Führungskultur braucht einen Mind-Change
Wir stehen in Deutschland schon seit längerem an einem Scheidepunkt – die Erkenntnis, dass wir mit unseren bisherigen Führungskulturen, -stilen und -einstellungen in den disruptiven Zeiten nicht zukunftsfäig aufgestellt sind, ist in vielen Unternehmen angekommen, aber neue Wege werden zögerlich umgesetzt, auf den falschen Ebenen gestartet und es wird in einzelnen Methoden und Instrumenten gedacht und nicht in einem grundlegenden Mind-Change. Denn wer als Top-Führungskraft weiter kurzfristig an die nächste Dividende für Shareholder denkt, wird sich nicht auf den Weg in innovationsfreudige Arbeitswelten, motivierende Mitarbeiterbindungen und transformationsoffene Rahmenbedingungen machen. Ein schon länger währendes Problem auch der deutschen Großindustrie – die damit erheblich an Innovationskraft und Attraktivität als Arbeitgeber eingebüßt hat.

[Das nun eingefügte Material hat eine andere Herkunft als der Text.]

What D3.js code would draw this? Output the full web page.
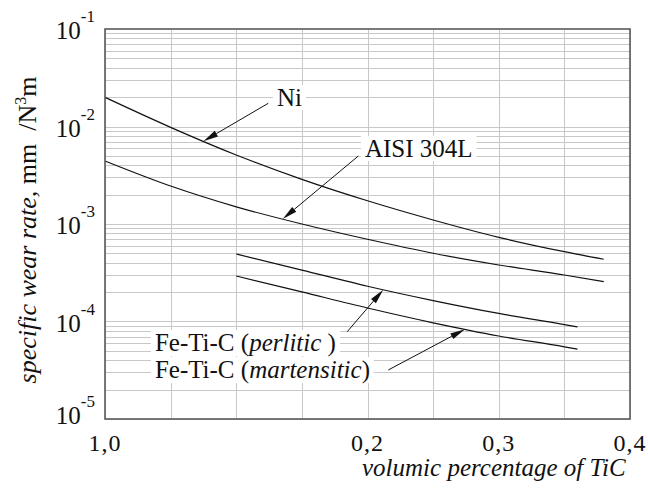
<!DOCTYPE html>
<html>
<head>
<meta charset="utf-8">
<script src="https://cdn.jsdelivr.net/npm/d3@7/dist/d3.min.js"></script>
<style>
  html, body { margin: 0; padding: 0; background: #fff; }
  svg { display: block; }
</style>
</head>
<body>
<svg id="chart" width="648" height="499" font-family="Liberation Serif, Tinos, DejaVu Serif, serif"></svg>
<script>
// Wear rate of TiC-reinforced coatings vs. TiC volume fraction
const niX        = [0, 0.05, 0.10, 0.15, 0.20, 0.25, 0.30, 0.35, 0.38];
const niRate     = [1.99e-2, 9.8e-3, 5.1e-3, 2.87e-3, 1.73e-3, 1.10e-3, 7.3e-4, 5.2e-4, 4.35e-4];
const aisiX      = [0, 0.05, 0.10, 0.15, 0.20, 0.25, 0.30, 0.35, 0.38];
const aisiRate   = [4.43e-3, 2.45e-3, 1.50e-3, 1.0e-3, 6.97e-4, 5.01e-4, 3.8e-4, 3.0e-4, 2.56e-4];
const feX        = [0.10, 0.15, 0.20, 0.25, 0.30, 0.35, 0.36];
const perliticRate    = [4.92e-4, 3.37e-4, 2.30e-4, 1.64e-4, 1.21e-4, 9.3e-5, 8.8e-5];
const martensiticRate = [2.93e-4, 2.01e-4, 1.375e-4, 9.7e-5, 7.1e-5, 5.5e-5, 5.2e-5];

const xTickValues = [0, 0.2, 0.3, 0.4];
const xTickLabels = ["1,0", "0,2", "0,3", "0,4"];
const yTickExponents = [-1, -2, -3, -4, -5];

// annotation texts, their anchor (data units) and the curve point the arrow hits
const labelNames   = ["Ni", "AISI 304L", "perlitic", "martensitic"];
const labelX       = [0.131, 0.198, 0.038, 0.038];
const labelY       = [1.62e-2, 4.87e-3, 4.98e-5, 2.63e-5];
const arrowTailX   = [0.1244, 0.193, 0.1845, 0.2158];
const arrowTailY   = [1.73e-2, 4.98e-3, 7.85e-5, 3.18e-5];
const arrowTipX    = [0.075, 0.1354, 0.212, 0.2743];

const svg = d3.select("#chart");
const m = { left: 105, right: 18, top: 29, bottom: 80 };
const W = 648, H = 499;
const ink = "#111";

const x = d3.scaleLinear().domain([0, 0.4]).range([m.left, W - m.right]);
const y = d3.scaleLog().domain([1e-5, 1e-1]).range([H - m.bottom, m.top]);

const series = [
  { xs: niX, ys: niRate },
  { xs: aisiX, ys: aisiRate },
  { xs: feX, ys: perliticRate },
  { xs: feX, ys: martensiticRate }
];

// grid
const grid = svg.append("g");
const yMinor = [];
for (let e = -5; e <= -2; e++) {
  for (let k = 1; k <= 9; k++) yMinor.push(k * Math.pow(10, e));
}
grid.selectAll("line.h").data(yMinor).join("line")
  .attr("x1", x(0)).attr("x2", x(0.4))
  .attr("y1", d => Math.round(y(d)) + 0.5).attr("y2", d => Math.round(y(d)) + 0.5)
  .attr("stroke", "#c8c8c8").attr("stroke-width", 1);
grid.selectAll("line.v").data(d3.range(0, 0.4001, 0.05)).join("line")
  .attr("y1", y(1e-5)).attr("y2", y(1e-1))
  .attr("x1", d => Math.round(x(d)) + 0.5).attr("x2", d => Math.round(x(d)) + 0.5)
  .attr("stroke", "#c8c8c8").attr("stroke-width", 1);

// curves
const line = d3.line().curve(d3.curveMonotoneX);
svg.append("g").selectAll("path").data(series).join("path")
  .attr("d", s => line(s.xs.map((xv, i) => [x(xv), y(s.ys[i])])))
  .attr("fill", "none").attr("stroke", ink).attr("stroke-width", 1.2);

// frame
svg.append("rect")
  .attr("x", x(0)).attr("y", y(1e-1))
  .attr("width", x(0.4) - x(0)).attr("height", y(1e-5) - y(1e-1))
  .attr("fill", "none").attr("stroke", "#5a5a5a").attr("stroke-width", 1.6);

// x ticks
svg.append("g").selectAll("text").data(xTickValues).join("text")
  .attr("x", d => x(d)).attr("y", H - m.bottom + 32)
  .attr("text-anchor", "middle").attr("font-size", 24).attr("letter-spacing", 1)
  .attr("fill", ink)
  .text((d, i) => xTickLabels[i]);

// y ticks: 10 with superscript exponent
const yt = svg.append("g").selectAll("text").data(yTickExponents).join("text")
  .attr("x", m.left - 10)
  .attr("y", d => Math.min(y(Math.pow(10, d)) + 10, H - m.bottom + 5))
  .attr("text-anchor", "end").attr("font-size", 25).attr("fill", ink);
yt.append("tspan").text("10");
yt.append("tspan").attr("dy", -17).attr("font-size", 17).text(d => String(d));

// axis titles
svg.append("text")
  .attr("x", 362).attr("y", 476)
  .attr("font-size", 25).attr("font-style", "italic").attr("fill", ink)
  .text("volumic percentage of TiC");

const yTitle = svg.append("text")
  .attr("transform", "translate(36,230) rotate(-90)")
  .attr("text-anchor", "middle").attr("font-size", 26).attr("fill", ink);
yTitle.append("tspan").attr("font-style", "italic").text("specific wear rate,");
yTitle.append("tspan").text("\u00a0mm\u00a0\u00a0/N");
yTitle.append("tspan").attr("dy", -10).attr("font-size", 16).text("3");
yTitle.append("tspan").attr("dy", 10).text("m");

// arrows
function curveAt(s, xv) {
  for (let i = 0; i < s.xs.length - 1; i++) {
    if (xv >= s.xs[i] && xv <= s.xs[i + 1]) {
      const t = (xv - s.xs[i]) / (s.xs[i + 1] - s.xs[i]);
      return Math.pow(10, Math.log10(s.ys[i]) * (1 - t) + Math.log10(s.ys[i + 1]) * t);
    }
  }
  return s.ys[s.ys.length - 1];
}
const arrows = svg.append("g");
series.forEach((s, i) => {
  const x0 = x(arrowTailX[i]), y0 = y(arrowTailY[i]);
  const x1 = x(arrowTipX[i]), y1 = y(curveAt(s, arrowTipX[i]));
  const dx = x1 - x0, dy = y1 - y0, len = Math.hypot(dx, dy);
  const ux = dx / len, uy = dy / len;
  const hl = 15, hw = 3.2;
  const bx = x1 - ux * hl, by = y1 - uy * hl;
  arrows.append("line")
    .attr("x1", x0).attr("y1", y0).attr("x2", bx).attr("y2", by)
    .attr("stroke", ink).attr("stroke-width", 1);
  arrows.append("path")
    .attr("d", `M${x1},${y1}L${bx - uy * hw},${by + ux * hw}L${bx + uy * hw},${by - ux * hw}Z`)
    .attr("fill", ink);
});

// labels with white backing
const labels = svg.append("g");
labelNames.forEach((name, i) => {
  const g = labels.append("g");
  const t = g.append("text")
    .attr("x", x(labelX[i])).attr("y", y(labelY[i]))
    .attr("font-size", 25).attr("fill", ink);
  if (name === "perlitic" || name === "martensitic") {
    t.append("tspan").text("Fe-Ti-C (");
    t.append("tspan").attr("font-style", "italic").text(name);
    t.append("tspan").text(name === "perlitic" ? "\u00a0)" : ")");
  } else {
    t.text(name);
  }
  const b = t.node().getBBox();
  g.insert("rect", "text")
    .attr("x", b.x - 4).attr("y", b.y + 1)
    .attr("width", b.width + 8).attr("height", b.height - 2)
    .attr("fill", "#fff");
});
</script>
</body>
</html>
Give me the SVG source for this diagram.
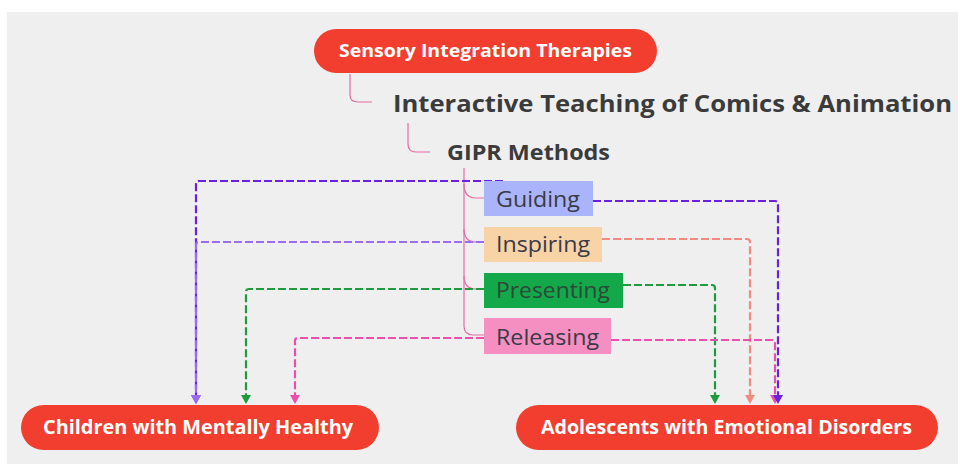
<svg xmlns="http://www.w3.org/2000/svg" width="958" height="464" viewBox="0 0 958 464">
  <style>
    .pill { fill: #f13e2f; }
    .pill-text { font-family: "Open Sans", "Noto Sans", "Liberation Sans", sans-serif; font-weight: 700; fill: #ffffff; }
    .heading { font-family: "Open Sans", "Noto Sans", "Liberation Sans", sans-serif; font-weight: 700; fill: #3b3b3b; }
    .box-text { font-family: "Open Sans", "Noto Sans", "Liberation Sans", sans-serif; font-weight: 400; font-size: 22.5px; fill: #3a3a48; }
    .tree { fill: none; stroke: #e46ca4; stroke-width: 1.2; }
    .link { fill: none; stroke-width: 2.2; stroke-dasharray: 8 3; }
  </style>
  <defs>
    <marker id="arr-violet" viewBox="0 0 10 10" refX="0" refY="5" markerWidth="10" markerHeight="10" markerUnits="userSpaceOnUse" orient="auto">
      <path d="M0,0 L9,5 L0,10 z" fill="#6a20dc"/>
    </marker>
    <marker id="arr-lilac" viewBox="0 0 10 10" refX="0" refY="5" markerWidth="10" markerHeight="10" markerUnits="userSpaceOnUse" orient="auto">
      <path d="M0,0 L9,5 L0,10 z" fill="#9a6cf2"/>
    </marker>
    <marker id="arr-salmon" viewBox="0 0 10 10" refX="0" refY="5" markerWidth="10" markerHeight="10" markerUnits="userSpaceOnUse" orient="auto">
      <path d="M0,0 L9,5 L0,10 z" fill="#f28a80"/>
    </marker>
    <marker id="arr-green" viewBox="0 0 10 10" refX="0" refY="5" markerWidth="10" markerHeight="10" markerUnits="userSpaceOnUse" orient="auto">
      <path d="M0,0 L9,5 L0,10 z" fill="#1f9a3d"/>
    </marker>
    <marker id="arr-pink" viewBox="0 0 10 10" refX="0" refY="5" markerWidth="10" markerHeight="10" markerUnits="userSpaceOnUse" orient="auto">
      <path d="M0,0 L9,5 L0,10 z" fill="#ea4fae"/>
    </marker>
  </defs>

  <!-- canvas -->
  <rect x="0" y="0" width="958" height="464" fill="#ffffff"/>
  <rect x="7" y="12" width="951" height="452" fill="#efefef"/>

  <!-- hierarchy lines of the topic tree -->
  <g id="tree-lines">
    <path class="tree" d="M350 74 V95 Q350 102 358 102 H372"/>
    <path class="tree" d="M408 123 V144 Q408 152 416 152 H430"/>
    <path class="tree" d="M464 168 V326 Q464 335 473 335 H484"/>
    <path class="tree" d="M464 184 Q464 198 476 198 H484"/>
    <path class="tree" d="M464 229 Q464 242 476 242 H484"/>
    <path class="tree" d="M464 276 Q464 289 476 289 H484"/>
  </g>

  <!-- dashed relationship connectors -->
  <g id="connectors">
    <path class="link" stroke="#6a20dc" d="M503 181 H199 Q196 181 196 184 V395" marker-end="url(#arr-violet)"/>
    <path class="link" stroke="#9a6cf2" d="M484 242 H199 Q196 242 196 245 V395" marker-end="url(#arr-lilac)"/>
    <path class="link" stroke="#1f9a3d" d="M484 289 H249 Q246 289 246 292 V395" marker-end="url(#arr-green)"/>
    <path class="link" stroke="#ea4fae" d="M484 338 H298 Q295 338 295 341 V395" marker-end="url(#arr-pink)"/>
    <path class="link" stroke="#1f9a3d" d="M623 285 H712 Q715 285 715 288 V395" marker-end="url(#arr-green)"/>
    <path class="link" stroke="#f28a80" d="M602 239 H747 Q750 239 750 242 V395" marker-end="url(#arr-salmon)"/>
    <path class="link" stroke="#ea4fae" d="M611 340 H772 Q775 340 775 343 V395" marker-end="url(#arr-pink)"/>
    <path class="link" stroke="#6a20dc" d="M593 201 H775 Q778 201 778 204 V395" marker-end="url(#arr-violet)"/>
  </g>

  <g id="sensory-integration">
    <rect class="pill" x="314" y="29" width="343" height="44" rx="22"/>
    <text class="pill-text" x="339" y="57" font-size="18" textLength="293" lengthAdjust="spacingAndGlyphs">Sensory Integration Therapies</text>
  </g>

  <g id="interactive-teaching">
    <text class="heading" x="393" y="112" font-size="24" textLength="559" lengthAdjust="spacingAndGlyphs">Interactive Teaching of Comics &amp; Animation</text>
  </g>

  <g id="gipr-methods">
    <text class="heading" x="447" y="160" font-size="21" textLength="163" lengthAdjust="spacingAndGlyphs">GIPR Methods</text>
  </g>

  <g id="guiding">
    <rect x="484" y="181" width="109" height="35" fill="#a9b4fa"/>
    <text class="box-text" x="496" y="207" textLength="84" lengthAdjust="spacingAndGlyphs">Guiding</text>
  </g>

  <g id="inspiring">
    <rect x="484" y="227" width="118" height="35" fill="#f8d3a6"/>
    <text class="box-text" x="496" y="252" textLength="94" lengthAdjust="spacingAndGlyphs">Inspiring</text>
  </g>

  <g id="presenting">
    <rect x="484" y="273" width="139" height="35" fill="#13a84a"/>
    <text class="box-text" x="496" y="298" textLength="114" lengthAdjust="spacingAndGlyphs" style="fill:#2c4a36">Presenting</text>
  </g>

  <g id="releasing">
    <rect x="484" y="318" width="127" height="36" fill="#f68fc1"/>
    <text class="box-text" x="496" y="345" textLength="103" lengthAdjust="spacingAndGlyphs">Releasing</text>
  </g>

  <g id="children">
    <rect class="pill" x="21" y="405" width="358" height="45" rx="22.5"/>
    <text class="pill-text" x="43" y="434" font-size="20" textLength="310" lengthAdjust="spacingAndGlyphs">Children with Mentally Healthy</text>
  </g>

  <g id="adolescents">
    <rect class="pill" x="516" y="405" width="422" height="45" rx="22.5"/>
    <text class="pill-text" x="541" y="434" font-size="20" textLength="371" lengthAdjust="spacingAndGlyphs">Adolescents with Emotional Disorders</text>
  </g>
</svg>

Führungskräfte müssen endlich verstehen, dass sie primär Menschen managen und nicht Aufgaben und Prozesse – das machen dann hauptsächlich die Mitarbeiter. Sie müssen weiterdenken, dass Menschen die Digitalisierung nicht nur umsetzen, sondern gestalten sollten. Denn sonst haben wir keinen Wettbewerbsvorteil, wenn wir uns allein in die digitale Abbildung unserer momentanen Prozesse ergehen. Wir schwächen uns aufgrund der Umstellung, gewinnen aber nichts Neues daraus. Vielmehr sollten sie Mitarbeiter fragen, was mit der Digitalisierung für Problemlösungen, aktuelle Herausforderungen oder neue Ansätze mitabgebildet werden könnten.
Führungskräfte mit emotionaler Reife meistern Veränderungen besser
Die Huffington Post hat vor ein paar Tagen in einem Beitrag getitelt „Führung in der Transformation braucht emotionale Reife“ und vertieft geschrieben, dass „bei all den Veränderungen und Unsicherheiten der heutigen Businesswelt Führungskräfte ihre Mitarbeiter richtig mitnehmen müssen, ansonsten kann die digitale Transformation nicht gelingen“. Natürlich müssen Mitarbeiter rational und emotional auf die spannende Reise mitgenommen werden. Mir ist das aber zu kurz gedacht, denn wollen wir die Digitalisierung intelligent für den Menschen nutzen? Dann sollten Mitarbeiter nicht nur mitgenommen werden, sondern eben auch gestalten dürfen. Warum vertrauen wir in Deutschland nicht mehr auf unsere „Tugenden“ – Denker, Erfinder, gute Organisierer? Und das gilt es in unseren Mitarbeitern zu wecken und das gilt es dann zu nutzen. Ja, das braucht emotionale Reife, die eigene und die Unsicherheit des Teams aushalten zu können; das braucht einen Menschenversteher, der Mitarbeitern die Freude am Ausprobieren und die Neugier möglich macht (siehe auch Empowerment braucht Beziehung); das braucht ganz gewiss Souveränität und Selbstbewusstsein, um Fehler ertragen zu können, Erkenntnisse daraus gewinnen zu können und Fehlertoleranz vorleben zu können.
Es ist verständlich, dass wir an momentan noch einigermaßen laufenden Systemen in der Führung festhalten – bei all der Veränderung um uns drumrum. Das ist erstmal menschlich und Unsicherheit darf sein. Sie sollte aber nicht der alleinige Ratgeber sein, Führungskräfte sollten auf ihre Stärken vertrauen, sie sollten sie vor allem kennen. Denn das merke ich in all meinen Coachings immer wieder, berufliche Leistungen werden selten mit tatsächlichen eigenen Fähigkeiten verbunden, so dass sie in unsicheren Situationen und unter Druck diese nicht zur Stärkung der eigenen Selbstwirksamkeit nutzen können. Gelassen und souverän agieren, kann ein Mensch nur, wenn er weiß, was für Ressourcen und Potentiale in ihm selbst bereitstehen (siehe auch CEOs wünschen Coaching). Darum sind Führungsentwicklungsprogramme mit unterschiedlichen Maßnahmen aktuell so wichtig wie selten zuvor.